Jeanne Hedgepeth was a teacher at Palatine High School in Illinois for 20 years. But while on summer vacation in Florida, she shared incendiary posts about protests following Floyd’s death in Minneapolis.
She wrote in one post that she would need “a gun and training” because “civil war has begun,” and reposted another that advocated for using high-pressure washers against protesters.
Hedgepeth’s school district deemed the posts “disrespectful, demeaning of other viewpoints and racist,” which the former teacher alleges amounted to infringement of protected speech.
“In any other context, such blatant viewpoint discrimination by government officials would be a nonstarter,” her lawyers wrote. “But because Hedgepeth is a public employee, the Seventh Circuit held that the First Amendment does not bar the government from firing her based on the views she expressed in off-the-job speech on topics unrelated to her work.”

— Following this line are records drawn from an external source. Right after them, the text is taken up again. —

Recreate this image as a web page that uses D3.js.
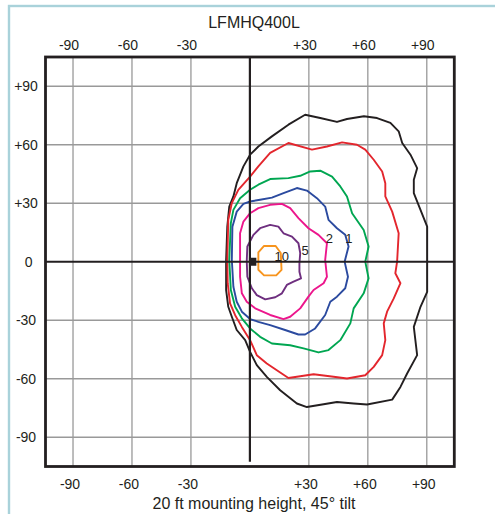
<!DOCTYPE html>
<html>
<head>
<meta charset="utf-8">
<script src="https://cdn.jsdelivr.net/npm/d3@7"></script>
<style>
  html, body { margin: 0; padding: 0; background: #fff; }
  svg { display: block; }
  text { font-family: "Liberation Sans", Arial, sans-serif; fill: #231f20; }
</style>
</head>
<body>
<svg id="chart" width="495" height="514"></svg>
<script>
// ---- data (degrees) ----
const title = "LFMHQ400L";
const subtitle = "20 ft mounting height, 45\u00b0 tilt";
const xTicks = [-90, -60, -30, 30, 60, 90];
const yTicks = [90, 60, 30, 0, -30, -60, -90];
const tickLabel = v => v > 0 ? "+" + v : String(v);

const contourBlack = [
  [-12.1,0.9],[-11.5,18.0],[-10.5,28.3],[-8.4,33.5],[-6.7,40.3],[-3.3,48.9],[0.1,54.9],[4.3,59.1],
  [11.2,64.3],[19.6,70.3],[28.1,75.4],[35.8,73.7],[44.3,71.7],[49.4,73.2],[58.0,74.6],[64.7,73.7],
  [71.5,71.2],[75.7,66.9],[77.5,60.9],[81.7,54.9],[85.1,48.0],[83.4,42.0],[83.4,35.2],[86.8,26.6],
  [90.2,18.0],[90.2,0.9],[90.2,-15.4],[86.8,-23.1],[83.4,-33.4],[85.1,-47.9],[80.0,-57.3],[76.6,-64.2],
  [72.4,-70.7],[59.6,-73.2],[52.8,-72.7],[44.3,-71.9],[37.5,-73.1],[29.0,-74.5],[23.9,-72.7],[15.4,-65.9],
  [8.6,-59.0],[3.5,-53.0],[0.1,-46.2],[-2.4,-40.2],[-6.7,-35.0],[-9.2,-28.2],[-11.0,-23.1],[-12.1,-14.5]
];
const contourRed = [
  [-11.5,0.9],[-11.0,21.5],[-9.2,30.1],[-5.9,36.9],[0.1,43.7],[4.3,48.9],[10.3,55.8],[19.6,60.9],
  [31.6,57.5],[39.2,59.1],[46.9,61.2],[54.5,60.0],[58.7,57.5],[63.0,52.3],[67.3,46.3],[68.9,40.3],
  [68.9,33.5],[72.4,25.7],[75.7,14.6],[74.9,0.05],[74.0,-5.9],[76.6,-11.0],[73.2,-18.8],[69.8,-25.6],
  [68.1,-31.6],[68.9,-40.2],[67.3,-47.9],[63.0,-53.9],[58.7,-58.2],[49.4,-59.9],[42.6,-59.0],[32.4,-57.7],
  [25.6,-58.7],[19.6,-59.6],[13.7,-55.6],[8.6,-52.2],[3.5,-47.9],[0.1,-40.2],[-4.1,-33.4],[-7.5,-27.4],
  [-10.1,-21.3],[-11.3,-11.0]
];
const contourGreen = [
  [-10.5,0.9],[-9.7,19.8],[-8.4,26.6],[-5.0,32.6],[0.1,36.9],[4.3,39.5],[10.3,42.4],[19.6,42.9],
  [25.6,44.1],[30.7,46.3],[35.8,46.7],[41.8,43.7],[46.0,38.6],[49.4,33.5],[52.0,24.9],[57.9,16.3],
  [60.4,7.8],[58.7,0.05],[60.4,-8.5],[57.9,-16.2],[52.8,-23.9],[51.1,-31.6],[46.0,-40.2],[40.0,-45.3],
  [34.9,-46.5],[27.3,-44.4],[20.5,-42.8],[11.2,-41.9],[5.2,-38.5],[0.1,-34.2],[-4.1,-29.0],[-7.5,-23.1],
  [-9.7,-14.5]
];
const contourBlue = [
  [-9.2,0.9],[-8.9,18.0],[-6.7,25.7],[-3.3,29.7],[0.1,30.9],[5.2,31.8],[11.2,32.9],[17.1,35.2],
  [23.9,37.8],[29.0,36.5],[34.1,32.6],[38.3,28.3],[40.0,21.5],[44.3,17.2],[48.5,13.8],[50.2,7.8],
  [48.2,0.05],[49.9,-7.7],[48.5,-13.6],[44.3,-17.9],[40.9,-20.5],[38.3,-27.3],[33.2,-34.2],[28.1,-37.3],
  [24.7,-37.3],[17.9,-35.0],[10.3,-32.5],[4.3,-30.8],[0.1,-29.4],[-4.1,-25.6],[-6.7,-20.5],[-8.4,-12.8]
];
const contourPink = [
  [-5.0,0.9],[-5.0,14.6],[-3.3,20.6],[0.1,24.9],[4.3,27.5],[10.3,29.2],[16.3,29.7],[20.5,27.5],
  [24.7,22.4],[29.8,17.2],[34.9,13.8],[39.2,9.5],[38.3,0.9],[39.2,-7.7],[37.5,-11.0],[32.4,-14.5],
  [29.8,-17.9],[25.6,-23.9],[20.5,-28.2],[17.1,-29.4],[10.3,-27.3],[2.7,-23.9],[-1.6,-20.5],[-4.1,-16.2],
  [-5.0,-7.7]
];
const contourPurple = [
  [-1.6,0.4],[-1.3,7.8],[1.8,13.8],[5.2,17.2],[10.3,18.9],[14.5,18.0],[17.1,14.6],[21.4,12.9],
  [24.7,9.5],[25.6,4.4],[25.2,-0.8],[25.2,-5.1],[26.0,-8.5],[22.2,-10.2],[18.8,-11.9],[16.3,-16.2],
  [12.9,-18.2],[7.8,-19.3],[3.5,-17.1],[1.0,-13.6],[-1.3,-7.7]
];
const contourOrange = [
  [7.2,8.1],[13.1,8.1],[15.7,4.5],[16.1,-4.2],[13.4,-7.0],[7.2,-7.0],[4.3,-4.1],[4.3,4.8]
];
const contourLabels = [
  { text: "10", x: 16.2, y: 2.7 },
  { text: "5",  x: 28.1, y: 5.8 },
  { text: "2",  x: 40.4, y: 11.9 },
  { text: "1",  x: 50.3, y: 12.2 }
];
const aimPoint = [1.4, 0];

const contours = [
  { pts: contourBlack,  color: "#231f20" },
  { pts: contourRed,    color: "#e3262d" },
  { pts: contourGreen,  color: "#00a651" },
  { pts: contourBlue,   color: "#2b4a9f" },
  { pts: contourPink,   color: "#ec168c" },
  { pts: contourPurple, color: "#6e2f7f" },
  { pts: contourOrange, color: "#f7941d" }
];

// ---- drawing ----
const svg = d3.select("#chart");
const x = d3.scaleLinear().domain([-104, 104]).range([45.5, 454.3]);
const y = d3.scaleLinear().domain([-105, 105]).range([466.5, 57]);

// outer light-blue frame
svg.append("rect").attr("x", 9).attr("y", 6).attr("width", 520).attr("height", 540)
  .attr("fill", "#fff").attr("stroke", "#a9d2da").attr("stroke-width", 2.4);

// grid
const g = svg.append("g");
g.selectAll("line.gx").data(xTicks).join("line")
  .attr("x1", d => x(d)).attr("x2", d => x(d))
  .attr("y1", y(105)).attr("y2", y(-105))
  .attr("stroke", "#999").attr("stroke-width", 1.3);
g.selectAll("line.gy").data(yTicks.filter(d => d !== 0)).join("line")
  .attr("y1", d => y(d)).attr("y2", d => y(d))
  .attr("x1", x(-104)).attr("x2", x(104))
  .attr("stroke", "#999").attr("stroke-width", 1.3);

// contours
const line = d3.line().x(d => x(d[0])).y(d => y(d[1])).curve(d3.curveLinearClosed);
svg.append("g").selectAll("path").data(contours).join("path")
  .attr("d", d => line(d.pts))
  .attr("fill", "none")
  .attr("stroke", d => d.color)
  .attr("stroke-width", 1.9)
  .attr("stroke-linejoin", "round");

// center axes
svg.append("line").attr("x1", x(0)).attr("x2", x(0)).attr("y1", y(105)).attr("y2", y(-102.5))
  .attr("stroke", "#231f20").attr("stroke-width", 2.2);
svg.append("line").attr("x1", x(-104)).attr("x2", x(104)).attr("y1", y(0)).attr("y2", y(0))
  .attr("stroke", "#231f20").attr("stroke-width", 2.2);

// aim point
svg.append("rect")
  .attr("x", x(aimPoint[0]) - 3.7).attr("y", y(aimPoint[1]) - 4)
  .attr("width", 7.4).attr("height", 8).attr("fill", "#231f20");

// contour labels
svg.append("g").selectAll("text").data(contourLabels).join("text")
  .attr("x", d => x(d.x)).attr("y", d => y(d.y))
  .attr("text-anchor", "middle").attr("dy", "0.35em")
  .attr("font-size", 13).text(d => d.text);

// plot frame
svg.append("rect").attr("x", x(-104)).attr("y", y(105))
  .attr("width", x(104) - x(-104)).attr("height", y(-105) - y(105))
  .attr("fill", "none").attr("stroke", "#231f20").attr("stroke-width", 2.8);

// tick labels
svg.append("g").selectAll("text").data(xTicks).join("text")
  .attr("x", d => x(d) - 4).attr("y", 50)
  .attr("text-anchor", "middle").attr("font-size", 14).text(tickLabel);
svg.append("g").selectAll("text").data(xTicks).join("text")
  .attr("x", d => x(d) - 3).attr("y", 489)
  .attr("text-anchor", "middle").attr("font-size", 14).text(tickLabel);
svg.append("g").selectAll("text").data(yTicks).join("text")
  .attr("x", d => d === 0 ? 28.7 : 26).attr("y", d => y(d)).attr("dy", "0.36em")
  .attr("text-anchor", "middle").attr("font-size", 14).text(tickLabel);

// titles
svg.append("text").attr("x", 254).attr("y", 28.3).attr("text-anchor", "middle")
  .attr("font-size", 16).text(title);
svg.append("text").attr("x", 254).attr("y", 509).attr("text-anchor", "middle")
  .attr("font-size", 16).text(subtitle);
</script>
</body>
</html>
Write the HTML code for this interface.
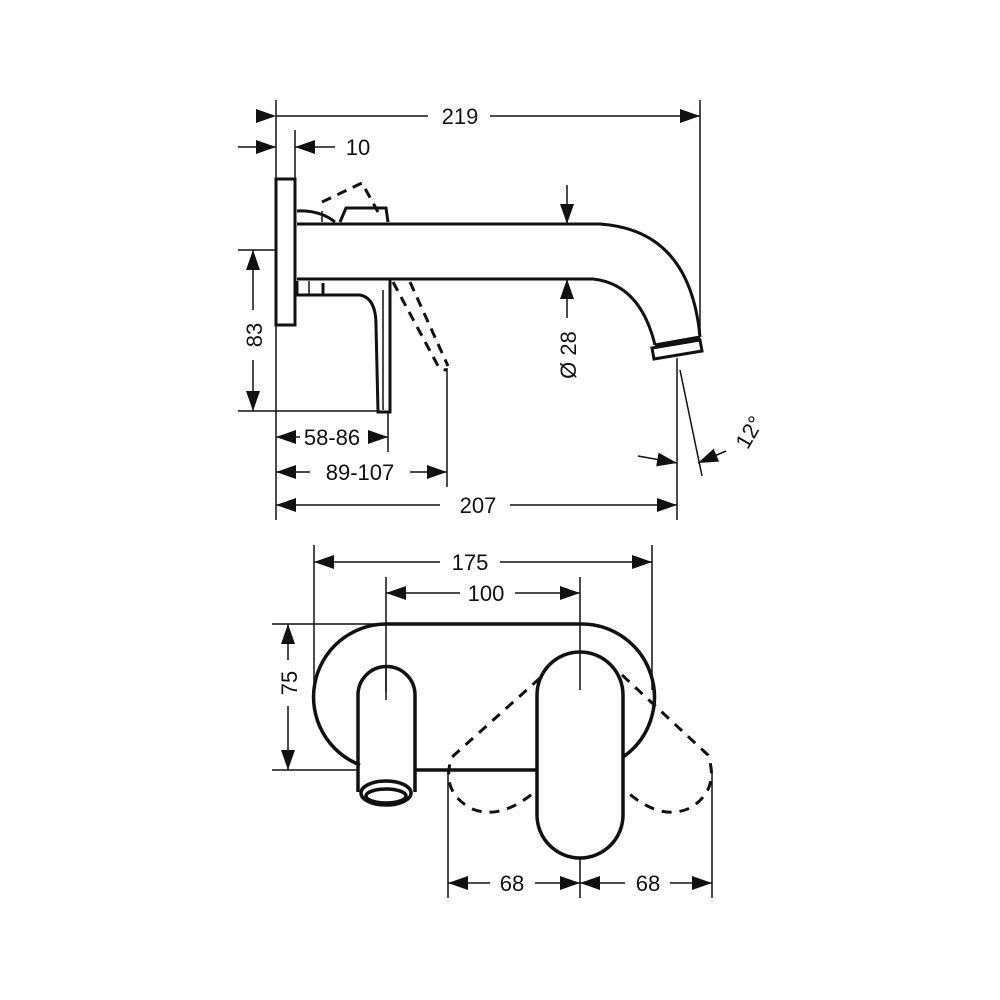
<!DOCTYPE html>
<html><head><meta charset="utf-8"><style>
html,body{margin:0;padding:0;background:#fff;}
svg{display:block;}
text{font-family:"Liberation Sans",sans-serif;font-size:22px;fill:#111;}
</style></head><body>
<svg width="1000" height="1000" viewBox="0 0 1000 1000" xmlns="http://www.w3.org/2000/svg">
<defs>
<marker id="a" markerWidth="20" markerHeight="14" refX="20" refY="7" orient="auto" markerUnits="userSpaceOnUse"><path d="M0,0 L20,7 L0,14 Z" fill="#111"/></marker>
</defs>
<g stroke="#111" fill="none">
<g stroke-width="1.5">
<line x1="276" y1="100" x2="276" y2="520"/>
<line x1="700" y1="100" x2="700" y2="335"/>
<line x1="295" y1="130" x2="295" y2="180"/>
<line x1="238" y1="250" x2="276" y2="250"/>
<line x1="238" y1="411" x2="380" y2="411"/>
<line x1="388" y1="412" x2="388" y2="452"/>
<line x1="447" y1="368" x2="447" y2="487"/>
<line x1="677" y1="358" x2="677" y2="520"/>
<line x1="680" y1="370" x2="702" y2="476"/>
<line x1="276" y1="116" x2="428" y2="116" marker-start="url(#a)"/>
<line x1="490" y1="116" x2="700" y2="116" marker-end="url(#a)"/>
<line x1="238" y1="147" x2="276" y2="147" marker-end="url(#a)"/>
<line x1="335" y1="147" x2="295" y2="147" marker-end="url(#a)"/>
<line x1="253" y1="310" x2="253" y2="250" marker-end="url(#a)"/>
<line x1="253" y1="360" x2="253" y2="411" marker-end="url(#a)"/>
<line x1="300" y1="437" x2="276" y2="437" marker-end="url(#a)"/>
<line x1="368" y1="437" x2="388" y2="437" marker-end="url(#a)"/>
<line x1="310" y1="472" x2="276" y2="472" marker-end="url(#a)"/>
<line x1="410" y1="472" x2="447" y2="472" marker-end="url(#a)"/>
<line x1="440" y1="505" x2="276" y2="505" marker-end="url(#a)"/>
<line x1="510" y1="505" x2="677" y2="505" marker-end="url(#a)"/>
<line x1="567" y1="185" x2="567" y2="224" marker-end="url(#a)"/>
<line x1="567" y1="318" x2="567" y2="279" marker-end="url(#a)"/>
<line x1="638" y1="456" x2="677" y2="463" marker-end="url(#a)"/>
<line x1="726" y1="451" x2="698" y2="463" marker-end="url(#a)"/>
<line x1="314" y1="545" x2="314" y2="700"/>
<line x1="652" y1="545" x2="652" y2="690"/>
<line x1="386" y1="577" x2="386" y2="700"/>
<line x1="580" y1="577" x2="580" y2="690"/>
<line x1="580" y1="810" x2="580" y2="898"/>
<line x1="272" y1="624" x2="400" y2="624"/>
<line x1="272" y1="770" x2="358" y2="770"/>
<line x1="448" y1="770" x2="448" y2="898"/>
<line x1="712" y1="770" x2="712" y2="898"/>
<line x1="440" y1="562" x2="314" y2="562" marker-end="url(#a)"/>
<line x1="500" y1="562" x2="652" y2="562" marker-end="url(#a)"/>
<line x1="460" y1="593" x2="386" y2="593" marker-end="url(#a)"/>
<line x1="515" y1="593" x2="580" y2="593" marker-end="url(#a)"/>
<line x1="288" y1="660" x2="288" y2="624" marker-end="url(#a)"/>
<line x1="288" y1="706" x2="288" y2="770" marker-end="url(#a)"/>
<line x1="490" y1="883" x2="448" y2="883" marker-end="url(#a)"/>
<line x1="535" y1="883" x2="580" y2="883" marker-end="url(#a)"/>
<line x1="625" y1="883" x2="580" y2="883" marker-end="url(#a)"/>
<line x1="670" y1="883" x2="712" y2="883" marker-end="url(#a)"/>
</g>
<g stroke-width="3">
<rect x="276" y="179" width="19" height="146" fill="#fff"/>
<path d="M297,224 L600,224 Q690,230 700,337"/>
<path d="M297,279 L593,279 Q640,284 655,345"/>
<path d="M655,345 L700,337"/>
<path d="M652,348 L700,340 L702,351 L654,359 Z"/>
<path d="M297,211 Q320,210 335,222 M340,222 L346,208 L386,208 L388,222"/>
<path d="M297,281 L297,295 L323,295 L323,283 M323,295 L360,295 Q376,298 376,325 L378,412 L390,412 L390,280"/>
</g>
<g stroke-width="1.5">
<line x1="322" y1="211" x2="322" y2="222"/>
<line x1="309" y1="281" x2="309" y2="294"/>
<line x1="383" y1="290" x2="383" y2="410"/>
</g>
<g stroke-width="3" stroke-dasharray="10,7">
<path d="M322,202 L362,183 L378,212"/>
<path d="M393,282 L437,364 Q440,370 447,370"/>
<path d="M410,282 L448,366"/>
</g>
<g stroke-width="3.5">
<path d="M360,765 A73,73 0 0 1 386,624 L580,624 A73,73 0 0 1 623,757"/>
<line x1="415" y1="770" x2="537" y2="770"/>
<path d="M358,792 L358,695 A28.5,28.5 0 0 1 415,695 L415,792"/>
<ellipse cx="386" cy="793" rx="25" ry="12" fill="#fff"/>
<ellipse cx="386" cy="796" rx="20" ry="7"/>
<rect x="537" y="652" width="86" height="206" rx="43" fill="#fff"/>
</g>
<g stroke-width="3" stroke-dasharray="10,8">
<path d="M540,678 L452,757 Q440,790 470,808 Q500,822 537,790"/>
<path d="M622,675 L708,755 Q720,790 690,808 Q660,822 625,790"/>
</g>
<g stroke-width="1.5">
<line x1="580" y1="652" x2="580" y2="690"/>
<line x1="386" y1="667" x2="386" y2="692"/>
</g>
</g>
<text x="460" y="124" text-anchor="middle">219</text>
<text x="358" y="155" text-anchor="middle">10</text>
<text x="332" y="445" text-anchor="middle">58-86</text>
<text x="360" y="480" text-anchor="middle">89-107</text>
<text x="478" y="513" text-anchor="middle">207</text>
<text transform="translate(262,335) rotate(-90)" text-anchor="middle">83</text>
<text transform="translate(576,355) rotate(-90)" text-anchor="middle">Ø 28</text>
<text transform="translate(756,436) rotate(-60)" text-anchor="middle">12°</text>
<text x="470" y="570" text-anchor="middle">175</text>
<text x="486" y="601" text-anchor="middle">100</text>
<text transform="translate(297,683) rotate(-90)" text-anchor="middle">75</text>
<text x="512" y="891" text-anchor="middle">68</text>
<text x="648" y="891" text-anchor="middle">68</text>
</svg>
</body></html>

The school district has argued that the incident was only the final straw.
In filings to the Supreme Court, the district wrote that Hedgepeth started to struggle with “appropriately moderating her interactions with students” immediately following the 2016 presidential election.
The teacher had already been suspended twice for “profane outbursts” at students by the time her employment was terminated, the school said.
Ultimately, the school district received 113 emails about Hedgepeth’s posts — some of which had multiple signatories, according to court filings.
“Petitioner frames this case as presenting broad questions concerning off-campus speech and ‘cancel culture,’” wrote the school district’s lawyers. “In fact, the Seventh Circuit’s fact-specific assessment of the summary-judgment record adheres to this Court’s long-established precedent and has little import beyond Petitioner’s individual case.”